◆ **Task instructions**:
Retype everything from the line that contains "Emit a Python" down to the line that contains "return (B - y) / (B - T)", inclusive, without altering or adding anything.

◆ **Record set**:
◆ ◆ ◆ ◆
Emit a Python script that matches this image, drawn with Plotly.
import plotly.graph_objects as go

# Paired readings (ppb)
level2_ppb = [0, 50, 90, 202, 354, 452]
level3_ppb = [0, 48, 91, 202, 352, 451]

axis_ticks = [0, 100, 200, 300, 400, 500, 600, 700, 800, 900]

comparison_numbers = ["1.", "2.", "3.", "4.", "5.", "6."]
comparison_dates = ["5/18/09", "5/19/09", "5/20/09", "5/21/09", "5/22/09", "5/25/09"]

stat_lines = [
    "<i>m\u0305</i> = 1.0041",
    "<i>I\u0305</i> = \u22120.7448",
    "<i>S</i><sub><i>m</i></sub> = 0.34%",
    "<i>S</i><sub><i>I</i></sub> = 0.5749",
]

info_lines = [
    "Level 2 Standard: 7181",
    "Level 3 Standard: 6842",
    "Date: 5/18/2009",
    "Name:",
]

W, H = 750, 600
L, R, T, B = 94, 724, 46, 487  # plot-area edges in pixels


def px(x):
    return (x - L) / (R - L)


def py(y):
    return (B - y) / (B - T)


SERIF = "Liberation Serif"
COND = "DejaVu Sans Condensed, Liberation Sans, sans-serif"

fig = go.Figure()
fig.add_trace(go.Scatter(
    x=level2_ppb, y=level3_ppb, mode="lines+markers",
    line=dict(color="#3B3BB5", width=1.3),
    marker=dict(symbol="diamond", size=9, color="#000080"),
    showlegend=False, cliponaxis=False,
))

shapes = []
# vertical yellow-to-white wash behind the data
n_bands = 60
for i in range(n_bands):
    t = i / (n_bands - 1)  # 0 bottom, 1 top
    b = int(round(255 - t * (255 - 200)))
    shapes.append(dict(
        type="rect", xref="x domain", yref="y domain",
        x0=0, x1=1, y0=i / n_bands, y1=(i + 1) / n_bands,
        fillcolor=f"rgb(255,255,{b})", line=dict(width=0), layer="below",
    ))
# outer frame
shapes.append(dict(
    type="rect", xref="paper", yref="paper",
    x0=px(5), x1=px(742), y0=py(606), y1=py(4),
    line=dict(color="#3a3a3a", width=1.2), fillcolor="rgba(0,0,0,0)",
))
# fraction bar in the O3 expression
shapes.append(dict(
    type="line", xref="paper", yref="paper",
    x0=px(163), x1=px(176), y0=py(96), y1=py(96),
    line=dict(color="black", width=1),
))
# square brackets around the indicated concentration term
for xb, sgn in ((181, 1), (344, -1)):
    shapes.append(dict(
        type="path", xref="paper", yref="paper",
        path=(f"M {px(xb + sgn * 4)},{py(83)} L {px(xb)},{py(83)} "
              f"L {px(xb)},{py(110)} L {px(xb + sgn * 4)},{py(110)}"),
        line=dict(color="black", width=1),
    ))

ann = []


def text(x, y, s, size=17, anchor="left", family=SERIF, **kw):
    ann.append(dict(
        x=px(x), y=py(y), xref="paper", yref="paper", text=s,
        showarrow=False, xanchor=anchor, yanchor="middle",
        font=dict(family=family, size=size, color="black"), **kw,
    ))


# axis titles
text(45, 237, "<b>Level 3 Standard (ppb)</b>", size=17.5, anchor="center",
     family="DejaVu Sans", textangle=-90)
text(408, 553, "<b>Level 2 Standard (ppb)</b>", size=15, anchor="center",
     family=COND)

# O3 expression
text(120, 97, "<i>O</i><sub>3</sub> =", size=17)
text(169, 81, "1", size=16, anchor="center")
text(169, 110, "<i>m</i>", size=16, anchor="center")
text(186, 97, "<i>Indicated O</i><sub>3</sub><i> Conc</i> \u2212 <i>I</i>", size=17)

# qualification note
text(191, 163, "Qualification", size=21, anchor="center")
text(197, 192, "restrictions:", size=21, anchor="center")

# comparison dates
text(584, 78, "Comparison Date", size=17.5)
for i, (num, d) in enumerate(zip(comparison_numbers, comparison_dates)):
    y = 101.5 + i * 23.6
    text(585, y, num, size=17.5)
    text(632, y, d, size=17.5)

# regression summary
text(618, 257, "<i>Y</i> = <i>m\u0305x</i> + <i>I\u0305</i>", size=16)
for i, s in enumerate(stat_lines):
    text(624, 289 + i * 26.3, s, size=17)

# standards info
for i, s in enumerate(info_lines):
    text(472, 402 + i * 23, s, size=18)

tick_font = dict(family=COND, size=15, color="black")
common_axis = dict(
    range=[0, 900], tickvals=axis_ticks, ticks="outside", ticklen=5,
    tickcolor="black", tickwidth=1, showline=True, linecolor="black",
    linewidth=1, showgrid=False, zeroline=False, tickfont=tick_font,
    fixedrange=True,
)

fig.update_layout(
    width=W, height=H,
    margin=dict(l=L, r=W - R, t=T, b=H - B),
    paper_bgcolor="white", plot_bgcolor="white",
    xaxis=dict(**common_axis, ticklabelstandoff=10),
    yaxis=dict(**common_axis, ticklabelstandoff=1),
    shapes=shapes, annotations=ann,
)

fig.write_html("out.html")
◆ ◆ ◆ ◆
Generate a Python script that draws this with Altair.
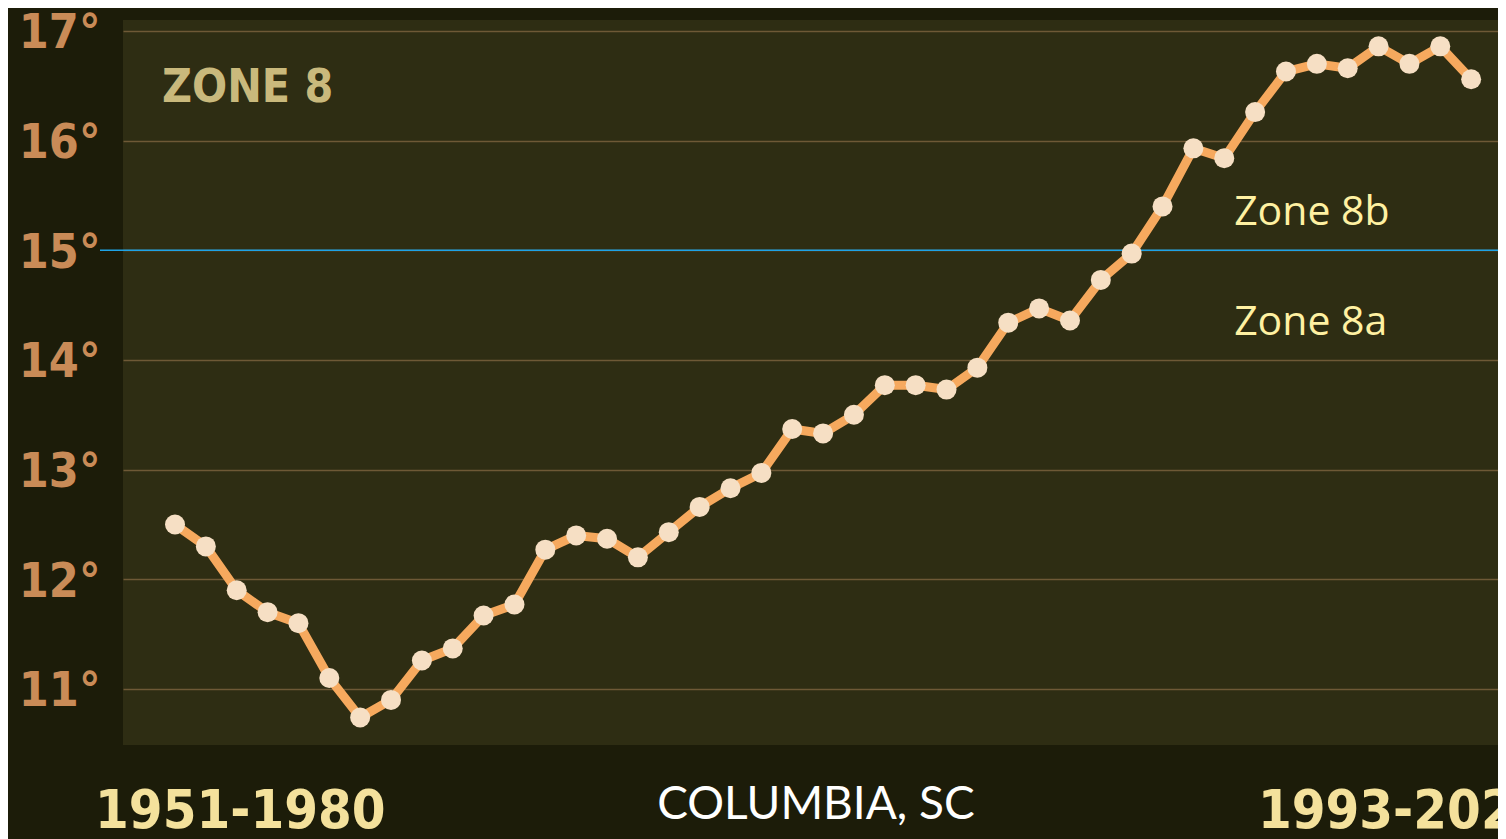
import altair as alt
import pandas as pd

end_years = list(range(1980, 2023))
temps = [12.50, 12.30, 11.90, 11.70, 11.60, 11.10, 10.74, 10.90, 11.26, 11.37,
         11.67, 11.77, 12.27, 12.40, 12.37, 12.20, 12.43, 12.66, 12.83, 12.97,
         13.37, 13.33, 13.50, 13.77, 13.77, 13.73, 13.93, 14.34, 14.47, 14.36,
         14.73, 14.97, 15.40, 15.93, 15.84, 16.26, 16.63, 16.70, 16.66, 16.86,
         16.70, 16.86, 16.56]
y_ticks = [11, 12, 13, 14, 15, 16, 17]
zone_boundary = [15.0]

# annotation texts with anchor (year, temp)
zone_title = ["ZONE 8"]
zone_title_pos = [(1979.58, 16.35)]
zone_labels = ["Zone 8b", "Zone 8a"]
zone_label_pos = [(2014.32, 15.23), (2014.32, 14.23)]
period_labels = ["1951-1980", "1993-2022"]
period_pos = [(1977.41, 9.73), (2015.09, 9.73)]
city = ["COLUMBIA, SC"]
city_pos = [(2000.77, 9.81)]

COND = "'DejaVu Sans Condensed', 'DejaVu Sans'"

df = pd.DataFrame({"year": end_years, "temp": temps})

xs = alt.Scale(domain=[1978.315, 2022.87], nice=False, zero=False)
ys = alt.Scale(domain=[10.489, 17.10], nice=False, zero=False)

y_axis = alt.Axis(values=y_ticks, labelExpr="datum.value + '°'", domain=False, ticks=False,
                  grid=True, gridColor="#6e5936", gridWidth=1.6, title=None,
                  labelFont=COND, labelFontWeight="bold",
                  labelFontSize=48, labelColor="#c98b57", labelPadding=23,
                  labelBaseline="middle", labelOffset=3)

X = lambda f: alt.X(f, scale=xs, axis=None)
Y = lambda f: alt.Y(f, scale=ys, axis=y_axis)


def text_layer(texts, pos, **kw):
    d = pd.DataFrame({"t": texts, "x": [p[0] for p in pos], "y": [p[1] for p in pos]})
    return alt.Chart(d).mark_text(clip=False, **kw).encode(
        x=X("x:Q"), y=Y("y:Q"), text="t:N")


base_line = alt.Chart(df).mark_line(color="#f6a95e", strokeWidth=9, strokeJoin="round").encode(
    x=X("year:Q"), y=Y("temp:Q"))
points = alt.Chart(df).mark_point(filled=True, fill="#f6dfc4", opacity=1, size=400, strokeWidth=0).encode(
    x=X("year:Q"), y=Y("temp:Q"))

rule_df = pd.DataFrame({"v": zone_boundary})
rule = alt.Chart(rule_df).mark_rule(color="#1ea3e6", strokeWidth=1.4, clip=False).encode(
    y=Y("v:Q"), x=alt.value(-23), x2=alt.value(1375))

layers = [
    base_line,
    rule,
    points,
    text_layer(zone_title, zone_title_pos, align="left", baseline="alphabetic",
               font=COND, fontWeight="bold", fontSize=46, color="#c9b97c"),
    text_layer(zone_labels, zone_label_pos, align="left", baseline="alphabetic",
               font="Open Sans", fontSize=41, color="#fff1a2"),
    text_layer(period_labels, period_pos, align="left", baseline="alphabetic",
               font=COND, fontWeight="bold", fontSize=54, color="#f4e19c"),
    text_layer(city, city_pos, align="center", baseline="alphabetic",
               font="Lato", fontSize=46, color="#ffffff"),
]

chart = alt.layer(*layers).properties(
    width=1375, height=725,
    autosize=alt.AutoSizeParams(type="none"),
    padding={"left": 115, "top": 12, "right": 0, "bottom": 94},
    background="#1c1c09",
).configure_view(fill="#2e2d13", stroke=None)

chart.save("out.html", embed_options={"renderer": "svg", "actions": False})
◆ ◆ ◆ ◆
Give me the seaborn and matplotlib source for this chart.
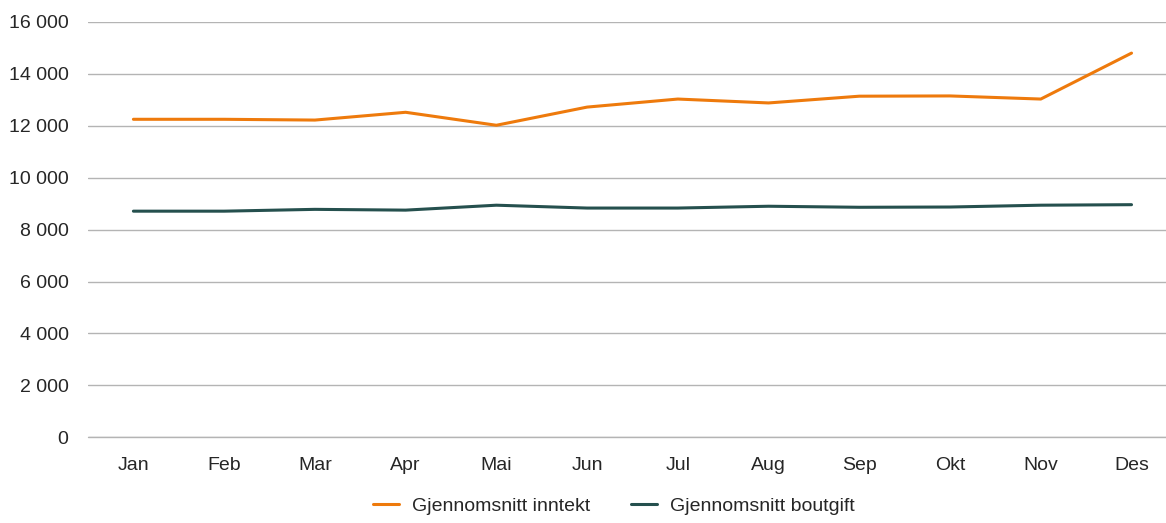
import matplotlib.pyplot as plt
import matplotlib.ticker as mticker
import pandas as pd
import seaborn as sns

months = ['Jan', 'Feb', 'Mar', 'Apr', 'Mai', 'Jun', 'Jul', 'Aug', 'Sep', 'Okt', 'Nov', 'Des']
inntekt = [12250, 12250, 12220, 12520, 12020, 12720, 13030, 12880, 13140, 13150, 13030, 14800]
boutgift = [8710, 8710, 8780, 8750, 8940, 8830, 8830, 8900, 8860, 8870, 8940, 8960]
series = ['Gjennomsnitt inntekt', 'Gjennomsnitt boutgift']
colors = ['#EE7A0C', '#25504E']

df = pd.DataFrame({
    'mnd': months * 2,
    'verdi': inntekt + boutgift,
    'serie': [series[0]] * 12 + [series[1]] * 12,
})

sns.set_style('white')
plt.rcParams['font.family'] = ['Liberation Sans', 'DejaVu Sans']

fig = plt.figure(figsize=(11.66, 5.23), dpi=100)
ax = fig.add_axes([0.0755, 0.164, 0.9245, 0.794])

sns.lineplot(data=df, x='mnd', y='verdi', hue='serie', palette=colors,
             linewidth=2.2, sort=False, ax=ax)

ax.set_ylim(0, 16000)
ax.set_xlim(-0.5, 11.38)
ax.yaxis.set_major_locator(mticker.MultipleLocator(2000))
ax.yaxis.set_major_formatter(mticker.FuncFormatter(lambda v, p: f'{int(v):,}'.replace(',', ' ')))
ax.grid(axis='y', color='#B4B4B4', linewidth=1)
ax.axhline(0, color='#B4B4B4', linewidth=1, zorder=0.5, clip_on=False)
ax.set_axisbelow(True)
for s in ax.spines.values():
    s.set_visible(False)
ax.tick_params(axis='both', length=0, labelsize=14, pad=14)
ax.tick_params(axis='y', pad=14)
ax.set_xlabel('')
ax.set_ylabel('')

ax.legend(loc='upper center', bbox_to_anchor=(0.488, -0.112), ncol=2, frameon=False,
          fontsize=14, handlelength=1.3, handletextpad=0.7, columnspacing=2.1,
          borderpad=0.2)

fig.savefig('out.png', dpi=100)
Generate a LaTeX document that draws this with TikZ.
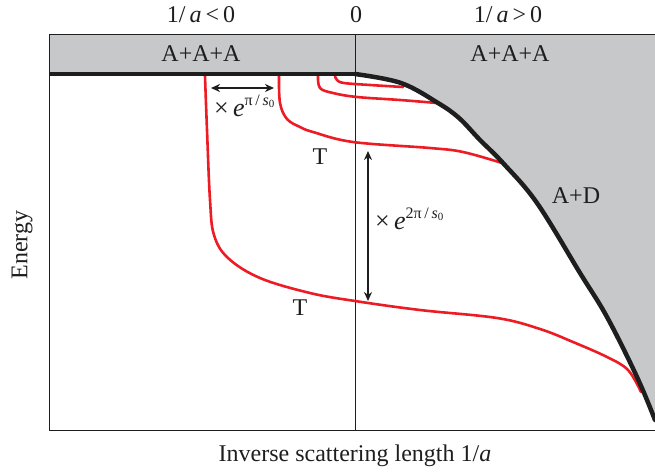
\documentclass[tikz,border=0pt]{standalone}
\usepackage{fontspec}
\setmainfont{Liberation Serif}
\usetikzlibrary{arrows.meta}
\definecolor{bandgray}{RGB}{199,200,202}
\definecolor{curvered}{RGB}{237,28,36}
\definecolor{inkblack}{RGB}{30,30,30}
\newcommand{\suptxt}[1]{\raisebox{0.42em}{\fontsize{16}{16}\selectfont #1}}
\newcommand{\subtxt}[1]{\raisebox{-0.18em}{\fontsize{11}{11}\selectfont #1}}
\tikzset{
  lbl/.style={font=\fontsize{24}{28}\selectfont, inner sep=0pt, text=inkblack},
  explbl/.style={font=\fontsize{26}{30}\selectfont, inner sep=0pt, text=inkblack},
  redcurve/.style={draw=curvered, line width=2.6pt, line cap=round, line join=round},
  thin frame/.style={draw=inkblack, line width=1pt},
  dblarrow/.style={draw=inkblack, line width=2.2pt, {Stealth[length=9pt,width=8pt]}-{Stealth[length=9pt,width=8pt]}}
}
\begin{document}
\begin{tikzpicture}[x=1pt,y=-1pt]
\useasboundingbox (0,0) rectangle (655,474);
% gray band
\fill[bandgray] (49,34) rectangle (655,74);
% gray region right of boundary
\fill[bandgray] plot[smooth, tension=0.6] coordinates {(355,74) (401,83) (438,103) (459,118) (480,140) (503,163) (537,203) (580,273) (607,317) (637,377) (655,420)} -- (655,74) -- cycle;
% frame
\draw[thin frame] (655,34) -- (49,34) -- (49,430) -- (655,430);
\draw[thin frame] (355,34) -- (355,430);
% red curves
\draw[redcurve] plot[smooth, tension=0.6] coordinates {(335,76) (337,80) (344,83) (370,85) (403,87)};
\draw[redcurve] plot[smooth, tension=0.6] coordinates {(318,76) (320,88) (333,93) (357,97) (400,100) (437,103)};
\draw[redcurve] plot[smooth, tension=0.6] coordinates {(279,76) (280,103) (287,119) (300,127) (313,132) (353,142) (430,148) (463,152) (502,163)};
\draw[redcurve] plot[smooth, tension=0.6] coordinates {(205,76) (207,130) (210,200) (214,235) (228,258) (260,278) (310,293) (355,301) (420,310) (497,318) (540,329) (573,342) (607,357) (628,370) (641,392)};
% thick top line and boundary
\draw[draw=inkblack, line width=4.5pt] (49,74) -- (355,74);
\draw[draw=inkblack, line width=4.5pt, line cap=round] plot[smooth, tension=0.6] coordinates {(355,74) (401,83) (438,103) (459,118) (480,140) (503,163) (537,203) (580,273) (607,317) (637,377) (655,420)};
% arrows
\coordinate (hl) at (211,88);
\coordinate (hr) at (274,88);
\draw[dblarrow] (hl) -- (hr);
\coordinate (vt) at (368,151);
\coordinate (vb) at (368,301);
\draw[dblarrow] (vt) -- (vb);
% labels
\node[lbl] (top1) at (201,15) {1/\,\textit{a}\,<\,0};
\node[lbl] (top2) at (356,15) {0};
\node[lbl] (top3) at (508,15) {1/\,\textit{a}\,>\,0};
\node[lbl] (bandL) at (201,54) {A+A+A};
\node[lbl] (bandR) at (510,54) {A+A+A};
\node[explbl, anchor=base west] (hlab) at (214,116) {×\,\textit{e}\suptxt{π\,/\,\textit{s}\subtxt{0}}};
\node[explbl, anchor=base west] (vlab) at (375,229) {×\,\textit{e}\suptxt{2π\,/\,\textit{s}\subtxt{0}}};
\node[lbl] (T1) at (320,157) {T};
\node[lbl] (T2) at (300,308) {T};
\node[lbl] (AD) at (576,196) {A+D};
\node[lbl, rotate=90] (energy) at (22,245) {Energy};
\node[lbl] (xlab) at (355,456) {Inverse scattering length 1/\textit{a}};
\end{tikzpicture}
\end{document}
◆ ◆ ◆ ◆
◆ **Task output**:
Emit a Python script that matches this image, drawn with Plotly.
import plotly.graph_objects as go

# Paired readings (ppb)
level2_ppb = [0, 50, 90, 202, 354, 452]
level3_ppb = [0, 48, 91, 202, 352, 451]

axis_ticks = [0, 100, 200, 300, 400, 500, 600, 700, 800, 900]

comparison_numbers = ["1.", "2.", "3.", "4.", "5.", "6."]
comparison_dates = ["5/18/09", "5/19/09", "5/20/09", "5/21/09", "5/22/09", "5/25/09"]

stat_lines = [
    "<i>m\u0305</i> = 1.0041",
    "<i>I\u0305</i> = \u22120.7448",
    "<i>S</i><sub><i>m</i></sub> = 0.34%",
    "<i>S</i><sub><i>I</i></sub> = 0.5749",
]

info_lines = [
    "Level 2 Standard: 7181",
    "Level 3 Standard: 6842",
    "Date: 5/18/2009",
    "Name:",
]

W, H = 750, 600
L, R, T, B = 94, 724, 46, 487  # plot-area edges in pixels


def px(x):
    return (x - L) / (R - L)


def py(y):
    return (B - y) / (B - T)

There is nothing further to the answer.